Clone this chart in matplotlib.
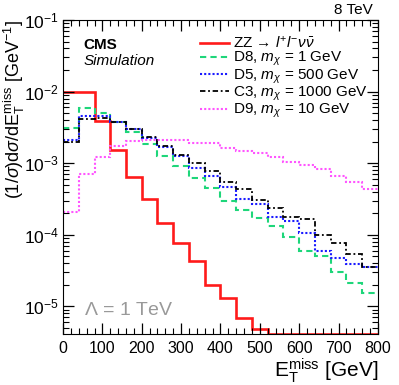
import numpy as np
import matplotlib
matplotlib.use("Agg")
import matplotlib.pyplot as plt
from matplotlib.ticker import MultipleLocator, LogLocator, LogFormatterMathtext, NullFormatter

plt.rcParams['font.family'] = ['Liberation Sans', 'DejaVu Sans']
plt.rcParams['mathtext.fontset'] = 'custom'
plt.rcParams['mathtext.rm'] = 'Liberation Sans'
plt.rcParams['mathtext.it'] = 'Liberation Sans:italic'
plt.rcParams['mathtext.bf'] = 'Liberation Sans:bold'
plt.rcParams['mathtext.fallback'] = 'stixsans'

# MET bins, 40 GeV wide
edges = np.arange(0, 840, 40)

# normalised MET distributions
zz = [0.0098, 0.0098, 0.0039, 0.00152, 6.4e-4, 3.2e-4, 1.48e-4, 7.6e-5, 4.3e-5, 2.0e-5,
      1.3e-5, 6.9e-6, 4.8e-6, 0, 0, 0, 0, 0, 0, 0]
d8 = [0.00305, 0.0059, 0.0050, 0.0037, 0.0027, 0.00187, 0.00126, 9.0e-4, 6.2e-4, 4.5e-4,
      3.0e-4, 2.25e-4, 1.69e-4, 1.34e-4, 9.2e-5, 6.0e-5, 5.0e-5, 3.0e-5, 2.1e-5, 1.55e-5]
d5 = [0.0021, 0.0045, 0.0045, 0.0037, 0.0030, 0.00228, 0.00166, 0.00127, 8.6e-4, 6.6e-4,
      4.7e-4, 3.2e-4, 2.7e-4, 1.78e-4, 1.55e-4, 1.06e-4, 6.0e-5, 4.8e-5, 3.9e-5, 3.5e-5]
c3 = [0.00195, 0.0042, 0.0043, 0.0037, 0.0030, 0.00232, 0.00172, 0.0013, 0.00102, 7.75e-4,
      5.4e-4, 4.4e-4, 3.1e-4, 2.4e-4, 1.77e-4, 1.66e-4, 1.0e-4, 7.7e-5, 5.4e-5, 3.5e-5]
d9 = [2.1e-4, 7.0e-4, 1.2e-3, 1.75e-3, 2.05e-3, 2.1e-3, 2.1e-3, 2.1e-3, 1.92e-3, 1.9e-3,
      1.65e-3, 1.5e-3, 1.37e-3, 1.2e-3, 1.03e-3, 9.4e-4, 8.4e-4, 6.6e-4, 5.4e-4, 4.4e-4]

labels = [r'ZZ → $l^{+}l^{-}\nu\bar{\nu}$',
          r'D8, $m_{\chi}$ = 1 GeV',
          r'D5, $m_{\chi}$ = 500 GeV',
          r'C3, $m_{\chi}$ = 1000 GeV',
          r'D9, $m_{\chi}$ = 10 GeV']

ymin, ymax = 4.1e-6, 0.1

fig = plt.figure(figsize=(3.99, 3.85), dpi=100)
ax = fig.add_axes([0.158, 0.1325, 0.789, 0.8155])

ax.stairs(np.clip(zz, ymin, None), edges, baseline=None, color='#ff1a1a', lw=1.9, label=labels[0])
ax.stairs(d8, edges, baseline=None, color='#1ed67a', lw=1.5, ls=(0, (3, 2)), label=labels[1])
ax.stairs(d5, edges, baseline=None, color='#1a1aff', lw=1.5, ls=(0, (1, 1)), label=labels[2])
ax.stairs(c3, edges, baseline=None, color='black', lw=1.3, ls=(0, (3, 1.5, 1, 1.5)), label=labels[3])
ax.stairs(d9, edges, baseline=None, color='#ff55ff', lw=1.5, ls=(0, (1, 1)), label=labels[4])

ax.set_yscale('log')
ax.set_xlim(0, 800)
ax.set_ylim(ymin, ymax)

ax.xaxis.set_major_locator(MultipleLocator(100))
ax.xaxis.set_minor_locator(MultipleLocator(20))
ax.yaxis.set_major_locator(LogLocator(base=10))
ax.yaxis.set_major_formatter(LogFormatterMathtext())
ax.yaxis.set_minor_locator(LogLocator(base=10, subs=np.arange(2, 10)))
ax.yaxis.set_minor_formatter(NullFormatter())
ax.tick_params(which='both', direction='in', top=True, right=True)
ax.tick_params(which='major', length=8, width=0.9)
ax.tick_params(which='minor', length=4, width=0.8)
ax.tick_params(axis='x', pad=5, labelsize=11.5)
ax.tick_params(axis='y', pad=3, labelsize=12.5)

ax.set_xlabel(r'E$_{\mathrm{T}}^{\mathrm{miss}}$ [GeV]', fontsize=15, ha='right')
ax.xaxis.set_label_coords(1.0, -0.07)
ax.set_ylabel(r'(1/$\sigma$)d$\sigma$/dE$_{\mathrm{T}}^{\mathrm{miss}}$ [GeV$^{-1}$]', fontsize=13, ha='right')
ax.yaxis.set_label_coords(-0.114, 1.0)

ax.text(0.984, 1.01, '8 TeV', transform=ax.transAxes, ha='right', va='bottom', fontsize=11)
ax.text(0.065, 0.92, 'CMS', transform=ax.transAxes, fontsize=11, fontweight='bold', va='center')
ax.text(0.065, 0.868, 'Simulation', transform=ax.transAxes, fontsize=11, style='italic', va='center')
ax.text(0.065, 0.075, r'$\mathit{Λ}$ = 1 TeV', transform=ax.transAxes, fontsize=14,
        color='#999999', va='center')

leg = ax.legend(loc='upper left', bbox_to_anchor=(0.415, 0.972), frameon=False, fontsize=11,
                handlelength=1.9, handletextpad=0.25, labelspacing=-0.06, borderaxespad=0)

fig.savefig('out.png', dpi=100)
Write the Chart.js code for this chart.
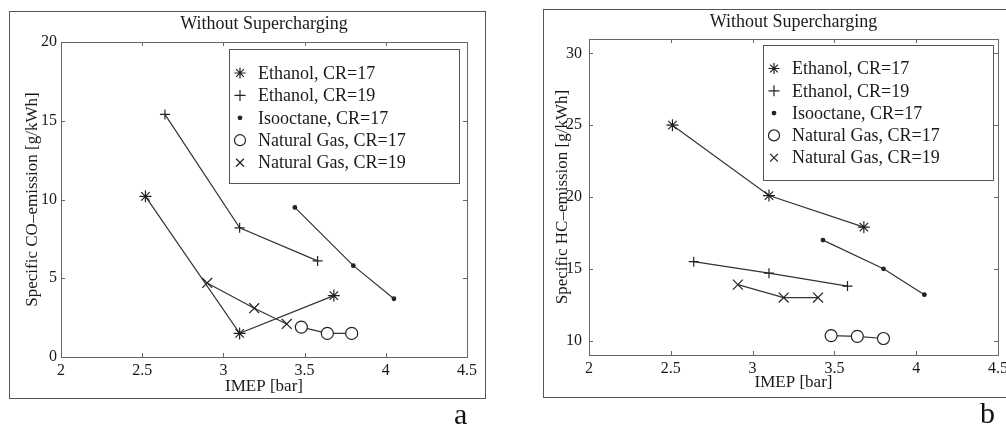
<!DOCTYPE html>
<html>
<head>
<meta charset="utf-8">
<script src="https://cdn.jsdelivr.net/npm/chart.js"></script>
<style>
  html, body { margin: 0; padding: 0; background: #fff; overflow: hidden; }
  body { width: 1006px; height: 430px; position: relative; }
  .frame { position: absolute; border: 1.5px solid #555; box-sizing: border-box; }
  .panel { position: absolute; top: 0; }
  .tag { position: absolute; font: 30px "Liberation Serif", serif; color: #111; }
</style>
</head>
<body>
<div class="frame" style="left:9px;top:11px;width:477px;height:388px"></div>
<div class="frame" style="left:543px;top:9px;width:480px;height:389px"></div>
<div class="panel" style="left:0"><canvas id="chartCO" width="500" height="430"></canvas></div>
<div class="panel" style="left:530px"><canvas id="chartHC" width="520" height="430"></canvas></div>
<div class="tag" style="left:454px;top:397px">a</div>
<div class="tag" style="left:980px;top:396px">b</div>
<script>
// series names
const fuels = ['Ethanol, CR=17', 'Ethanol, CR=19', 'Isooctane, CR=17', 'Natural Gas, CR=17', 'Natural Gas, CR=19'];

// tick labels
const imepTicks = [2, 2.5, 3, 3.5, 4, 4.5];
const coTicks = [0, 5, 10, 15, 20];
const hcTicks = [10, 15, 20, 25, 30];

// specific CO emission [g/kWh] vs IMEP [bar]
const coImepEth17 = [2.52, 3.10, 3.68];
const coEth17 = [10.2, 1.5, 3.9];
const coImepEth19 = [2.64, 3.10, 3.58];
const coEth19 = [15.4, 8.2, 6.1];
const coImepIso17 = [3.44, 3.80, 4.05];
const coIso17 = [9.5, 5.8, 3.7];
const coImepNg17 = [3.48, 3.64, 3.79];
const coNg17 = [1.9, 1.5, 1.5];
const coImepNg19 = [2.90, 3.19, 3.39];
const coNg19 = [4.7, 3.1, 2.1];

// specific HC emission [g/kWh] vs IMEP [bar]
const hcImepEth17 = [2.51, 3.10, 3.68];
const hcEth17 = [25.0, 20.1, 17.9];
const hcImepEth19 = [2.64, 3.10, 3.58];
const hcEth19 = [15.5, 14.7, 13.8];
const hcImepIso17 = [3.43, 3.80, 4.05];
const hcIso17 = [17.0, 15.0, 13.2];
const hcImepNg17 = [3.48, 3.64, 3.80];
const hcNg17 = [10.35, 10.3, 10.15];
const hcImepNg19 = [2.91, 3.19, 3.40];
const hcNg19 = [13.9, 13.0, 13.0];

// marker per fuel (matlab style: *, +, ., o, x)
const markerStyle = [
    { pointStyle: 'star', radius: 6, fill: '#222' },
    { pointStyle: 'cross', radius: 5, fill: '#222' },
    { pointStyle: 'circle', radius: 1.8, fill: '#222' },
    { pointStyle: 'circle', radius: 6, fill: '#fff' },
    { pointStyle: 'crossRot', radius: 7, fill: '#222' }
];

function pairs(xs, ys) {
    return xs.map(function(x, i) { return { x: x, y: ys[i] }; });
}

function makeDatasets(series) {
    return series.map(function(s, i) {
        var m = markerStyle[i];
        return {
            label: fuels[i],
            data: pairs(s[0], s[1]),
            showLine: true,
            borderColor: '#333',
            borderWidth: 1.2,
            pointStyle: m.pointStyle,
            pointRadius: m.radius,
            pointBorderColor: '#222',
            pointBackgroundColor: m.fill,
            pointBorderWidth: 1.2
        };
    });
}

function line(ctx, x1, y1, x2, y2) {
    ctx.beginPath();
    ctx.moveTo(x1, y1);
    ctx.lineTo(x2, y2);
    ctx.stroke();
}

// plot box, inward ticks on all sides, title and boxed legend
const boxPlugin = {
    id: 'boxPlugin',
    afterDraw: function(chart, args, opts) {
        var ctx = chart.ctx;
        var a = chart.chartArea;
        var x = chart.scales.x, y = chart.scales.y;
        ctx.save();
        ctx.strokeStyle = '#666';
        ctx.lineWidth = 1;
        ctx.strokeRect(Math.round(a.left) + 0.5, Math.round(a.top) + 0.5, Math.round(a.width), Math.round(a.height));
        x.ticks.forEach(function(t) {
            var px = Math.round(x.getPixelForValue(t.value)) + 0.5;
            line(ctx, px, a.bottom, px, a.bottom - 4);
            line(ctx, px, a.top, px, a.top + 4);
        });
        y.ticks.forEach(function(t) {
            var py = Math.round(y.getPixelForValue(t.value)) + 0.5;
            line(ctx, a.left, py, a.left + 4, py);
            line(ctx, a.right, py, a.right - 4, py);
        });

        ctx.fillStyle = '#1a1a1a';
        ctx.font = '18px "Liberation Serif"';
        ctx.textAlign = 'center';
        ctx.textBaseline = 'middle';
        ctx.fillText(opts.title, (a.left + a.right) / 2, opts.titleY);

        var lg = opts.legend;
        ctx.strokeStyle = '#555';
        ctx.strokeRect(lg.left + 0.5, lg.top + 0.5, lg.width, lg.height);
        ctx.textAlign = 'left';
        chart.data.datasets.forEach(function(ds, i) {
            var ry = lg.firstRow + i * lg.step;
            ctx.fillStyle = ds.pointBackgroundColor;
            ctx.strokeStyle = '#222';
            ctx.lineWidth = 1.2;
            Chart.helpers.drawPoint(ctx, {
                pointStyle: ds.pointStyle,
                radius: ds.pointStyle === 'circle' && ds.pointRadius < 3 ? 1.8 : 5.5,
                rotation: 0,
                borderWidth: 1.2
            }, lg.markerX, ry);
            ctx.fillStyle = '#1a1a1a';
            ctx.fillText(ds.label, lg.textX, ry + 1);
        });
        ctx.restore();
    }
};

function makeChart(id, series, cfg) {
    return new Chart(document.getElementById(id), {
        type: 'scatter',
        data: { datasets: makeDatasets(series) },
        plugins: [boxPlugin],
        options: {
            responsive: false,
            animation: false,
            layout: { padding: cfg.padding },
            plugins: {
                legend: { display: false },
                tooltip: { enabled: false },
                boxPlugin: { title: 'Without Supercharging', titleY: cfg.titleY, legend: cfg.legend }
            },
            scales: {
                x: {
                    type: 'linear',
                    min: 2,
                    max: 4.5,
                    afterBuildTicks: function(scale) {
                        scale.ticks = imepTicks.map(function(v) { return { value: v }; });
                    },
                    afterFit: function(scale) { scale.height = cfg.xHeight; },
                    grid: { display: false, drawTicks: false, tickLength: 0 },
                    border: { display: false },
                    ticks: {
                        padding: 4,
                        color: '#1a1a1a',
                        font: { family: 'Liberation Serif', size: 16 },
                        callback: function(v) { return String(v); }
                    },
                    title: {
                        display: true,
                        text: 'IMEP [bar]',
                        color: '#1a1a1a',
                        padding: 0,
                        font: { family: 'Liberation Serif', size: 17 }
                    }
                },
                y: {
                    type: 'linear',
                    min: cfg.yMin,
                    max: cfg.yMax,
                    afterBuildTicks: function(scale) {
                        scale.ticks = cfg.yTicks.map(function(v) { return { value: v }; });
                    },
                    afterFit: function(scale) { scale.width = cfg.yWidth; },
                    grid: { display: false, drawTicks: false, tickLength: 0 },
                    border: { display: false },
                    ticks: {
                        padding: cfg.yPad,
                        color: '#1a1a1a',
                        font: { family: 'Liberation Serif', size: 16 },
                        callback: function(v) { return String(v); }
                    },
                    title: {
                        display: true,
                        text: cfg.yTitle,
                        color: '#1a1a1a',
                        padding: 0,
                        font: { family: 'Liberation Serif', size: 17 }
                    }
                }
            }
        }
    });
}

makeChart('chartCO', [
    [coImepEth17, coEth17],
    [coImepEth19, coEth19],
    [coImepIso17, coIso17],
    [coImepNg17, coNg17],
    [coImepNg19, coNg19]
], {
    padding: { left: 22, top: 42, right: 33, bottom: 33 },
    xHeight: 40,
    yWidth: 39,
    yPad: 4,
    yMin: 0,
    yMax: 20,
    yTicks: coTicks,
    yTitle: 'Specific CO\u2013emission [g/kWh]',
    titleY: 24,
    legend: { left: 229, top: 49, width: 230, height: 134, firstRow: 73, step: 22.4, markerX: 240, textX: 258 }
});

makeChart('chartHC', [
    [hcImepEth17, hcEth17],
    [hcImepEth19, hcEth19],
    [hcImepIso17, hcIso17],
    [hcImepNg17, hcNg17],
    [hcImepNg19, hcNg19]
], {
    padding: { left: 22, top: 39, right: 52, bottom: 37 },
    xHeight: 38,
    yWidth: 37,
    yPad: 7,
    yMin: 9,
    yMax: 31,
    yTicks: hcTicks,
    yTitle: 'Specific HC\u2013emission [g/kWh]',
    titleY: 22,
    legend: { left: 233, top: 45, width: 230, height: 135, firstRow: 68.5, step: 22.3, markerX: 244, textX: 262 }
});
</script>
</body>
</html>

## Problem details
Please restate the material above line by line, exactly, beginning at its first line and ending with the line that contains "from matplotlib.ticker import", without any pictures.

## Written response
Clone this chart in matplotlib.
import numpy as np
import matplotlib
matplotlib.use("Agg")
import matplotlib.pyplot as plt
from matplotlib.ticker import MultipleLocator, LogLocator, LogFormatterMathtext, NullFormatter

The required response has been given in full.